Fragile Connection Points: The “essence” of E-stage support lies in its contact points between the support body and the part. Instead of full contact surfaces, these points consist of minute contact points or fine lines with diameters of 0.1-0.3mm. Post-processing requires no forceful tool removal. Mere gentle external force (e.g., tweezers or ultrasonic vibration) fractures these connection points, perfectly preserving delicate part structures like implant threads or sensor micro-pores.

4. Dental-Specific Hollow Tapered Supports: Millimeter-Level “Customized Adaptation”

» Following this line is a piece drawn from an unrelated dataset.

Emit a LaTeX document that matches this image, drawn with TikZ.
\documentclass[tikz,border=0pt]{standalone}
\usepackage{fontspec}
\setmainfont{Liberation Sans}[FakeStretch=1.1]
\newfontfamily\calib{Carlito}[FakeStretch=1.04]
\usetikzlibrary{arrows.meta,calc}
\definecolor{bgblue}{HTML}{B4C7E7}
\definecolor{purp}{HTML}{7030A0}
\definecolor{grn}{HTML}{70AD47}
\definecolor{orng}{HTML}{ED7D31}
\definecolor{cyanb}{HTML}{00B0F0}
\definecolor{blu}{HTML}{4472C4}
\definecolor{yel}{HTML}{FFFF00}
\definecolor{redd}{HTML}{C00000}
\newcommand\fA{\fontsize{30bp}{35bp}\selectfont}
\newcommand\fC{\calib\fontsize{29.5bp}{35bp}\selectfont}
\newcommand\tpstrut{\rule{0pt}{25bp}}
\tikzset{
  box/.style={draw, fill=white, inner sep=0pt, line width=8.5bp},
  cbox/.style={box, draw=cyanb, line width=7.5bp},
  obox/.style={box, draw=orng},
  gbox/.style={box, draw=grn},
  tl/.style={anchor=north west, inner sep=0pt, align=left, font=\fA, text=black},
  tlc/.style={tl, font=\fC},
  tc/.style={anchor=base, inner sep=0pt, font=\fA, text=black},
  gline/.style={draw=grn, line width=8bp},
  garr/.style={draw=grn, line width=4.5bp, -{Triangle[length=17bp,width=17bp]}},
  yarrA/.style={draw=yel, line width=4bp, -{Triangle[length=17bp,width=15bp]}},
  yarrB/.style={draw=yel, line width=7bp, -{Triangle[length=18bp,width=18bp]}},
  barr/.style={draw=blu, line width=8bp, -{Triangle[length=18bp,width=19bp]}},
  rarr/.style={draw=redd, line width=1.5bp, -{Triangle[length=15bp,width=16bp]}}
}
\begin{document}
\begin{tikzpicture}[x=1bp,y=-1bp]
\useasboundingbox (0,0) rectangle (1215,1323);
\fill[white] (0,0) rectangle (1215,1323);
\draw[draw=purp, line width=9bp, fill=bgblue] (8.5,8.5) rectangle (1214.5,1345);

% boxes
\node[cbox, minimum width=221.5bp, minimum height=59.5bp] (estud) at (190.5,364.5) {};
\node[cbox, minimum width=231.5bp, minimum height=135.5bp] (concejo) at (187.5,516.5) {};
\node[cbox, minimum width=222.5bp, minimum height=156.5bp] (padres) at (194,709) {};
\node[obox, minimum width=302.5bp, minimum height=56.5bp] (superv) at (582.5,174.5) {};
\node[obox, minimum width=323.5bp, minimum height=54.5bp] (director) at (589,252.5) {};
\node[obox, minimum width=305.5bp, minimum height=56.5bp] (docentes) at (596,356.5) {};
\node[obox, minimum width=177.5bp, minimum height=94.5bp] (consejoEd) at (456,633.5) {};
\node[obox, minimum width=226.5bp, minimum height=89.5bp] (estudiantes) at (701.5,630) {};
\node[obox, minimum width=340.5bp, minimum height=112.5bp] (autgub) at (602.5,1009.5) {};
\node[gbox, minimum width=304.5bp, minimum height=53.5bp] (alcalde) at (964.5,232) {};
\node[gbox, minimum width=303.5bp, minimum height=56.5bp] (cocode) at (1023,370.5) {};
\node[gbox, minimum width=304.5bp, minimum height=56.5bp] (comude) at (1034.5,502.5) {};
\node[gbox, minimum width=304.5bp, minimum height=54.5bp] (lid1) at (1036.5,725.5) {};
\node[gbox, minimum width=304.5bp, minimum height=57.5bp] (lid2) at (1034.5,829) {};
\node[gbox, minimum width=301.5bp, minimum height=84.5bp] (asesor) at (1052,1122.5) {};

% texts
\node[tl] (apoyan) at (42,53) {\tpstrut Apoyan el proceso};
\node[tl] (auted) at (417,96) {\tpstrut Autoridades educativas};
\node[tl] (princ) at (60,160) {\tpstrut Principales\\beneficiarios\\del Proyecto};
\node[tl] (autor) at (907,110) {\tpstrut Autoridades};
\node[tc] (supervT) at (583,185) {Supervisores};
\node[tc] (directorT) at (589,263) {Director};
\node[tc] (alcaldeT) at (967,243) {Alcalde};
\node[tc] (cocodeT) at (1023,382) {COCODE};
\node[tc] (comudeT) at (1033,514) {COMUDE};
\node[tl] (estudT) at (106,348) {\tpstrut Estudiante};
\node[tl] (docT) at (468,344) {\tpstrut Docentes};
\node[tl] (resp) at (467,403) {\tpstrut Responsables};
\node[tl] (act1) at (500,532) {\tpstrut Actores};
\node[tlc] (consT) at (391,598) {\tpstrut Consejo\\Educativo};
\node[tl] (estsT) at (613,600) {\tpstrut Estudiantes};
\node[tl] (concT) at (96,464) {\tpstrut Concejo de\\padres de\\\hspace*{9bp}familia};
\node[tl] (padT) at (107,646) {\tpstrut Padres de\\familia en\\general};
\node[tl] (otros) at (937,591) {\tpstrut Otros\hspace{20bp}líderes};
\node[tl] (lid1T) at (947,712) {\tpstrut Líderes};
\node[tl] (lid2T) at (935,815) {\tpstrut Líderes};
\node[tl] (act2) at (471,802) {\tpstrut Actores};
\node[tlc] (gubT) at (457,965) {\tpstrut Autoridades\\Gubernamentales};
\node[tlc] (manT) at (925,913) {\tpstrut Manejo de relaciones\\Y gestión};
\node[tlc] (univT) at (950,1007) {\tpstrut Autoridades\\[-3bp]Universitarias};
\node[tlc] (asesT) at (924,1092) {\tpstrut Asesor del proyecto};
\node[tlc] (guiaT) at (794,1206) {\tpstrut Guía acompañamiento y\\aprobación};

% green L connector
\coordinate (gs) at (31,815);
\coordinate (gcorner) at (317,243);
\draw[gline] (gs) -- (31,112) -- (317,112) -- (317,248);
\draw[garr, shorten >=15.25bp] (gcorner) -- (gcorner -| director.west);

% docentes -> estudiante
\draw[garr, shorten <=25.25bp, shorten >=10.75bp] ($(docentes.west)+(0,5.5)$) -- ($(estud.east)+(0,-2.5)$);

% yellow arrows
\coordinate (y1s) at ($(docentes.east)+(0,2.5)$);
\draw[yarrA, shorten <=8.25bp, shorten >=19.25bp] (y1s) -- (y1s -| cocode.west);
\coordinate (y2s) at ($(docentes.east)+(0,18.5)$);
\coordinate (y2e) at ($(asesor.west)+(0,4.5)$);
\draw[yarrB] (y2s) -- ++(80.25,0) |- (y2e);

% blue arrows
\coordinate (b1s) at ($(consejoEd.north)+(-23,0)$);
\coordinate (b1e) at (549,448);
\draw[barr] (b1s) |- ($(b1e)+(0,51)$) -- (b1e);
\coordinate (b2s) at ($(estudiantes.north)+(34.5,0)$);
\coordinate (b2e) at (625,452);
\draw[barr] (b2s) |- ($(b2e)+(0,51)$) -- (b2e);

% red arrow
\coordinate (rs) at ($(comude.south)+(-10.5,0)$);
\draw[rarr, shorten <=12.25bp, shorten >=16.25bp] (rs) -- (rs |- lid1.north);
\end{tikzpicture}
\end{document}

In dental metal 3D printing applications such as titanium alloy/cobalt-chromium alloy dentures and implant abutments, hollow tapered supports represent the optimal solution, balancing “part characteristics, process requirements, and post-processing standards.”

The core challenge for dental parts lies in “millimeter-level dimensions + complex intricate structures” (e.g., occlusal surfaces of crowns, internal threads of implants), which hollow conical supports specifically address. The minimal contact area design (support contact point diameter of only 0.2-0.5mm) prevents obstruction of critical functional surfaces. During post-processing, these supports can be rapidly and easily removed with minimal residue and virtually no surface damage, meeting the quality requirements for oral implants.

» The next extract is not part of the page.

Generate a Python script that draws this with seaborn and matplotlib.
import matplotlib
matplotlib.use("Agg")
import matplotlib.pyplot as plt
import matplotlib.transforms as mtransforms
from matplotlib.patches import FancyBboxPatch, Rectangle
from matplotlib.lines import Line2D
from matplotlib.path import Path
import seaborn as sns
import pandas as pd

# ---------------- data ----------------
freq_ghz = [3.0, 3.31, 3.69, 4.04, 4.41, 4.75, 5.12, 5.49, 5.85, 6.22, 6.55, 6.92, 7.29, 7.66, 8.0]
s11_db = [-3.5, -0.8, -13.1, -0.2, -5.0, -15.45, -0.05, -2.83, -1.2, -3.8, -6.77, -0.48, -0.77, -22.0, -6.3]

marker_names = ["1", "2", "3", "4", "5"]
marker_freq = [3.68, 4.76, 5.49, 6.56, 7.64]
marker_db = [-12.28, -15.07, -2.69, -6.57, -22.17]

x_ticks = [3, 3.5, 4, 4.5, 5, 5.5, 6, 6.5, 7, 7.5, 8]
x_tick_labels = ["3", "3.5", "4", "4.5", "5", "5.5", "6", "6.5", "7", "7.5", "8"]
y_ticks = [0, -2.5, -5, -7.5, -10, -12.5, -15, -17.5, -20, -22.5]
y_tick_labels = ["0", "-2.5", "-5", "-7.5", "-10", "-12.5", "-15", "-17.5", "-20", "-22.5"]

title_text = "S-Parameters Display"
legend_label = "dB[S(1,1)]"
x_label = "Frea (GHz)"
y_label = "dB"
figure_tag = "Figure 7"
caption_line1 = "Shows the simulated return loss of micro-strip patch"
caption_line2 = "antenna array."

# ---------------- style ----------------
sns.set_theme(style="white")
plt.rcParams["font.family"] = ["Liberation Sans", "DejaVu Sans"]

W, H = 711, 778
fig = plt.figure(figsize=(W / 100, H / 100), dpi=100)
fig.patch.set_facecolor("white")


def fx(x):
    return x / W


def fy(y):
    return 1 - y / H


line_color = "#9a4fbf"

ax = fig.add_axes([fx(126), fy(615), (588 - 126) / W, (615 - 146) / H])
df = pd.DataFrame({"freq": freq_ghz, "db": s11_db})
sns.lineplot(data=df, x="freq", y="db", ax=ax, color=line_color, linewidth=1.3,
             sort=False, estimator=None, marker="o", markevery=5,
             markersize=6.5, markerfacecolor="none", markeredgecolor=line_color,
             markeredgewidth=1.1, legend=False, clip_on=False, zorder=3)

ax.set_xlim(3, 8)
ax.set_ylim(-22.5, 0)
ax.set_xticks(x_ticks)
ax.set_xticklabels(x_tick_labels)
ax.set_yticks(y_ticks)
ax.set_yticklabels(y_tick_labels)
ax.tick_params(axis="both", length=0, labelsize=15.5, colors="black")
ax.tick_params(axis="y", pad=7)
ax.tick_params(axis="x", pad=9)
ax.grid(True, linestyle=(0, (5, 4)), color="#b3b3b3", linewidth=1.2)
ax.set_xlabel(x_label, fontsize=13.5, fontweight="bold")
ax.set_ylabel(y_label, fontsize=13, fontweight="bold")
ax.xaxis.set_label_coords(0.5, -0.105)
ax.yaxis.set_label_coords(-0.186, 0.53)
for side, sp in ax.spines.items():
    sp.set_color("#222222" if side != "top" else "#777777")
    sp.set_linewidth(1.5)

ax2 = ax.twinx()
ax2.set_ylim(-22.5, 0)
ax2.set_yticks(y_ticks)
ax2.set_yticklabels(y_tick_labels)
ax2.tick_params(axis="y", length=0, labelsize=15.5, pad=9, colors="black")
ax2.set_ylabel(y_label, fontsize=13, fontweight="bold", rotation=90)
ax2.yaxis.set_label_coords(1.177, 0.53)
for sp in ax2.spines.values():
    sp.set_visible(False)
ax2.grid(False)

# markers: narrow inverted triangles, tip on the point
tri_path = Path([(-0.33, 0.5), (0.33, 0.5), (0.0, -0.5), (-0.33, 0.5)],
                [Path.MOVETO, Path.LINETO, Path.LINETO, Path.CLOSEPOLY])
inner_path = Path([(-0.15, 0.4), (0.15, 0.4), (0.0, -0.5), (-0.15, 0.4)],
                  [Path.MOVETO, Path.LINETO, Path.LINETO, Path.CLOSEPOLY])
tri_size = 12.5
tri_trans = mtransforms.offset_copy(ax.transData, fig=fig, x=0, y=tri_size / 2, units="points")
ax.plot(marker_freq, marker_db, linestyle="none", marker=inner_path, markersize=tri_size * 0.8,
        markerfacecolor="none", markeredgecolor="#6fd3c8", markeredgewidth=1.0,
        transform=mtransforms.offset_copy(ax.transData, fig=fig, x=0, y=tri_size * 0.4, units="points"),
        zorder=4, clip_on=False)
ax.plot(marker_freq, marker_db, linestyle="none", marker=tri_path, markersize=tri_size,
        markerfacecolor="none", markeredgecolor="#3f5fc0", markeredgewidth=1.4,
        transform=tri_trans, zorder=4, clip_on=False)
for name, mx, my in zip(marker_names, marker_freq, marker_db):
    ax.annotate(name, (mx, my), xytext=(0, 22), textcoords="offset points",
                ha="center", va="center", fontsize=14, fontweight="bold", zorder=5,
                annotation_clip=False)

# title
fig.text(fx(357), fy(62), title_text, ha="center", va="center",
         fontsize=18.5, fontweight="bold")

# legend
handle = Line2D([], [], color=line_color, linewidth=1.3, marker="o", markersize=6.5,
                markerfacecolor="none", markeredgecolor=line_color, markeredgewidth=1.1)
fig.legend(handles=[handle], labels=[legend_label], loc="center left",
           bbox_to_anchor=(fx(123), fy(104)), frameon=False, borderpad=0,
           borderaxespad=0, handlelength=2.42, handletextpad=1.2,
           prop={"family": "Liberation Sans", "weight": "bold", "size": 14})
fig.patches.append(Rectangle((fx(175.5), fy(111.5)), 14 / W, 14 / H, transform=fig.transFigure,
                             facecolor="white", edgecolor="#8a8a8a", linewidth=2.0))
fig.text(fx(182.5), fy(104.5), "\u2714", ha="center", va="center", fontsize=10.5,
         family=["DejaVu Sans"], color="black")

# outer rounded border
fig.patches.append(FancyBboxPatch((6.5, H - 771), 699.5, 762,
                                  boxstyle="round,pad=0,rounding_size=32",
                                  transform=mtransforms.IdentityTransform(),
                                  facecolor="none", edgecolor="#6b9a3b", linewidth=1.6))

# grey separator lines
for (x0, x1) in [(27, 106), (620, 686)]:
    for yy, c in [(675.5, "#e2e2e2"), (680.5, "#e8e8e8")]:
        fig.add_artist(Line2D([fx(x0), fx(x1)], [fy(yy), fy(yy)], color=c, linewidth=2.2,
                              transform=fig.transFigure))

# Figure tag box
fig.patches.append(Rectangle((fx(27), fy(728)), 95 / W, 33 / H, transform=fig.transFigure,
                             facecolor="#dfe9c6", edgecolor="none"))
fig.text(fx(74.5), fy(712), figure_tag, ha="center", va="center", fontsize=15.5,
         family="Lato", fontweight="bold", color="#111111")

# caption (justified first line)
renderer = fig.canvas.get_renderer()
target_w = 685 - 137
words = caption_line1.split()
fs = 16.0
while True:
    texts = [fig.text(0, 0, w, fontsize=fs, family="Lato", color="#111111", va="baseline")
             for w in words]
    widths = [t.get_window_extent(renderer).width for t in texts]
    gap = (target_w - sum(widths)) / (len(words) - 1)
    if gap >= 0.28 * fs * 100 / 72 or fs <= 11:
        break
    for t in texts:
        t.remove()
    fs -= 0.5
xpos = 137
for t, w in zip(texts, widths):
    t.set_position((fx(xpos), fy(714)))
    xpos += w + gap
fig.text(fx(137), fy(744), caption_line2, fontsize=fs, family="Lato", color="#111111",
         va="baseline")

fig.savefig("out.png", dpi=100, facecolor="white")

Support structures in metal 3D printing may appear as “auxiliary elements concealed behind parts.” Still, they are, in fact, the “critical pivot” that determines print success, anchors part quality, and controls production costs. From fundamental functions like resisting thermal stress and supporting overhanging structures, to solid supports for high-stress aerospace components and hollow conical supports for precision dental parts, to E-stage supports focused on damage-free post-processing—the design and selection of each structure represents a deep alignment between “process characteristics, part requirements, and cost-effectiveness.” — Selecting the right support not only prevents print failures caused by warping or collapse but also minimizes post-processing losses and material waste, even clearing obstacles for mass production of high-value parts.

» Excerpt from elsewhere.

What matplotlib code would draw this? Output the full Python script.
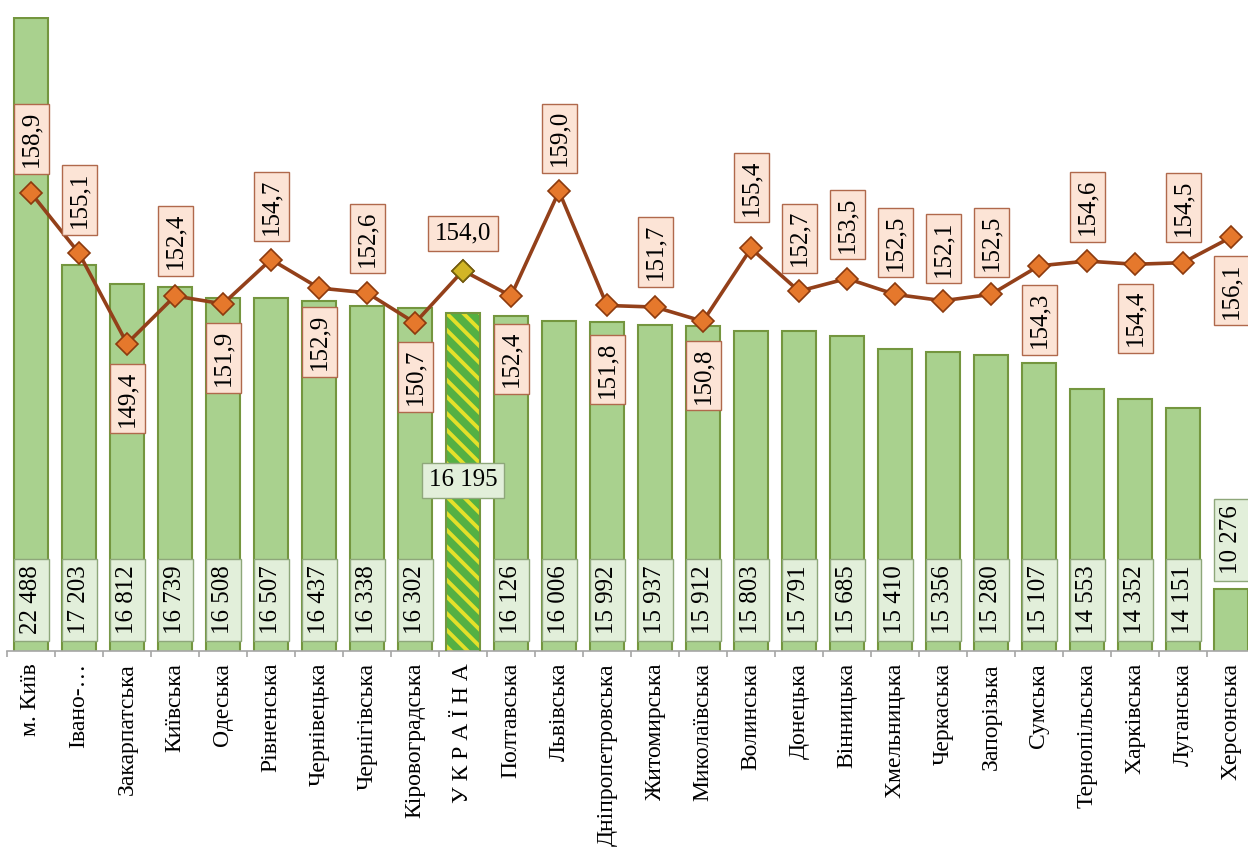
import matplotlib
matplotlib.use('Agg')
import matplotlib.pyplot as plt
import numpy as np

plt.rcParams['font.family'] = ['Liberation Serif', 'DejaVu Serif']
plt.rcParams['hatch.linewidth'] = 2.8

# ---- data ----
categories = ['м. Київ', 'Івано-…', 'Закарпатська', 'Київська', 'Одеська',
              'Рівненська', 'Чернівецька', 'Чернігівська', 'Кіровоградська',
              'У К Р А Ї Н А', 'Полтавська', 'Львівська', 'Дніпропетровська',
              'Житомирська', 'Миколаївська', 'Волинська', 'Донецька', 'Вінницька',
              'Хмельницька', 'Черкаська', 'Запорізька', 'Сумська', 'Тернопільська',
              'Харківська', 'Луганська', 'Херсонська']
wages = [22488, 17203, 16812, 16739, 16508, 16507, 16437, 16338, 16302, 16195,
         16126, 16006, 15992, 15937, 15912, 15803, 15791, 15685, 15410, 15356,
         15280, 15107, 14553, 14352, 14151, 10276]
index_values = [158.9, 155.1, 149.4, 152.4, 151.9, 154.7, 152.9, 152.6, 150.7, 154.0,
                152.4, 159.0, 151.8, 151.7, 150.8, 155.4, 152.7, 153.5, 152.5, 152.1,
                152.5, 154.3, 154.6, 154.4, 154.5, 156.1]
highlight = 'У К Р А Ї Н А'

# ---- label placement (pixels from marker; + above, - below) ----
line_label_offsets_px = [54, 53, -55, 55, -54, 53, -54, 54, -54, 37,
                         -63, 53, -64, 55, -54, 61, 53, 54, 52, 52,
                         52, -54, 54, -54, 55, -53]

W, H = 1248, 848
PX = 72.0 / 100.0  # points per pixel

fig = plt.figure(figsize=(W / 100, H / 100), dpi=100)
left_px, right_px, top_px, bottom_px = 7, 1255, 17, 651
ax = fig.add_axes([left_px / W, (H - bottom_px) / H,
                   (right_px - left_px) / W, (bottom_px - top_px) / H])

n = len(categories)
x = np.arange(n)
hi = categories.index(highlight)

bar_face = '#a9d18e'
bar_edge = '#74963f'
bw = 0.71

bars = ax.bar(x, wages, width=bw, color=bar_face, edgecolor=bar_edge, linewidth=1.5, zorder=2)
bars[hi].set_visible(False)
# highlighted (hatched) bar
ax.bar(x[hi], wages[hi], width=bw, color='#55b043', edgecolor='#e4e02a',
       linewidth=0, hatch='\\\\', zorder=2)
ax.bar(x[hi], wages[hi], width=bw, fill=False, edgecolor=bar_edge, linewidth=1.5, zorder=3)

ax.set_xlim(-0.5, n - 0.5)
ax.set_ylim(8950, 22520)

for s in ['left', 'right', 'top']:
    ax.spines[s].set_visible(False)
ax.spines['bottom'].set_color('#a6a6a6')
ax.spines['bottom'].set_linewidth(1.2)
ax.set_yticks([])
ax.set_xticks(x)
ax.set_xticklabels(categories, rotation=90, fontsize=17, va='top', ha='center')
ax.tick_params(axis='x', which='major', length=0, pad=12 * PX)
ax.set_xticks(np.arange(-0.5, n), minor=True)
ax.tick_params(axis='x', which='minor', length=6 * PX, color='#a6a6a6', width=1.2)

FS = 18
bar_box = dict(boxstyle='square,pad=0.26', fc='#e2efda', ec='#8ea77a', lw=1)
for i, v in enumerate(wages):
    txt = f'{v:,}'.replace(',', ' ')
    if i == hi:
        ax.annotate(txt, xy=(i, 8950), xytext=(0, 171 * PX), textcoords='offset points',
                    ha='center', va='center', fontsize=FS, bbox=bar_box, zorder=5)
    elif i == n - 1:
        ax.annotate(txt, xy=(i, v), xytext=(0, 49 * PX), textcoords='offset points',
                    ha='center', va='center', rotation=90, fontsize=FS,
                    bbox=bar_box, zorder=5, annotation_clip=False)
    else:
        ax.annotate(txt, xy=(i, 8950), xytext=(0, 51 * PX), textcoords='offset points',
                    ha='center', va='center', rotation=90, fontsize=FS,
                    bbox=bar_box, zorder=5)

# ---- line on secondary axis ----
ax2 = ax.twinx()
ax2.set_ylim(130, 170)
ax2.set_xlim(-0.5, n - 0.5)
ax2.axis('off')

ax2.plot(x, index_values, color='#93401a', lw=2.6, zorder=3,
         marker='D', ms=11.5, mfc='#e5782c', mec='#8c3a0e', mew=1.2)
ax2.plot([x[hi]], [index_values[hi]], ls='none', marker='D', ms=11.5,
         mfc='#d2b526', mec='#6f5f0e', mew=1.2, zorder=4)

line_box = dict(boxstyle='square,pad=0.26', fc='#fce4d6', ec='#b0694c', lw=1)
for i, v in enumerate(index_values):
    txt = f'{v:.1f}'.replace('.', ',')
    off = line_label_offsets_px[i]
    rot = 0 if i == hi else 90
    ax2.annotate(txt, xy=(i, v), xytext=(0, off * PX), textcoords='offset points',
                 ha='center', va='center', rotation=rot, fontsize=FS,
                 bbox=line_box, zorder=6, annotation_clip=False)

fig.savefig('out.png', dpi=100, facecolor='white')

As metal 3D printing advances into more complex and higher-precision applications, support structure innovations—such as topology-optimized supports, AI-driven automatic support parameter optimization, and lightweight hollow designs—will continue to evolve. For practitioners, understanding the “functional logic” of supports and mastering selection strategies for different scenarios is not only fundamental to improving print efficiency but also key to unlocking the full value of metal 3D printing technology. In the future, support structures will deeply integrate with materials, processes, and post-processing, becoming a vital force in driving industry cost reduction, efficiency gains, and expanding application boundaries.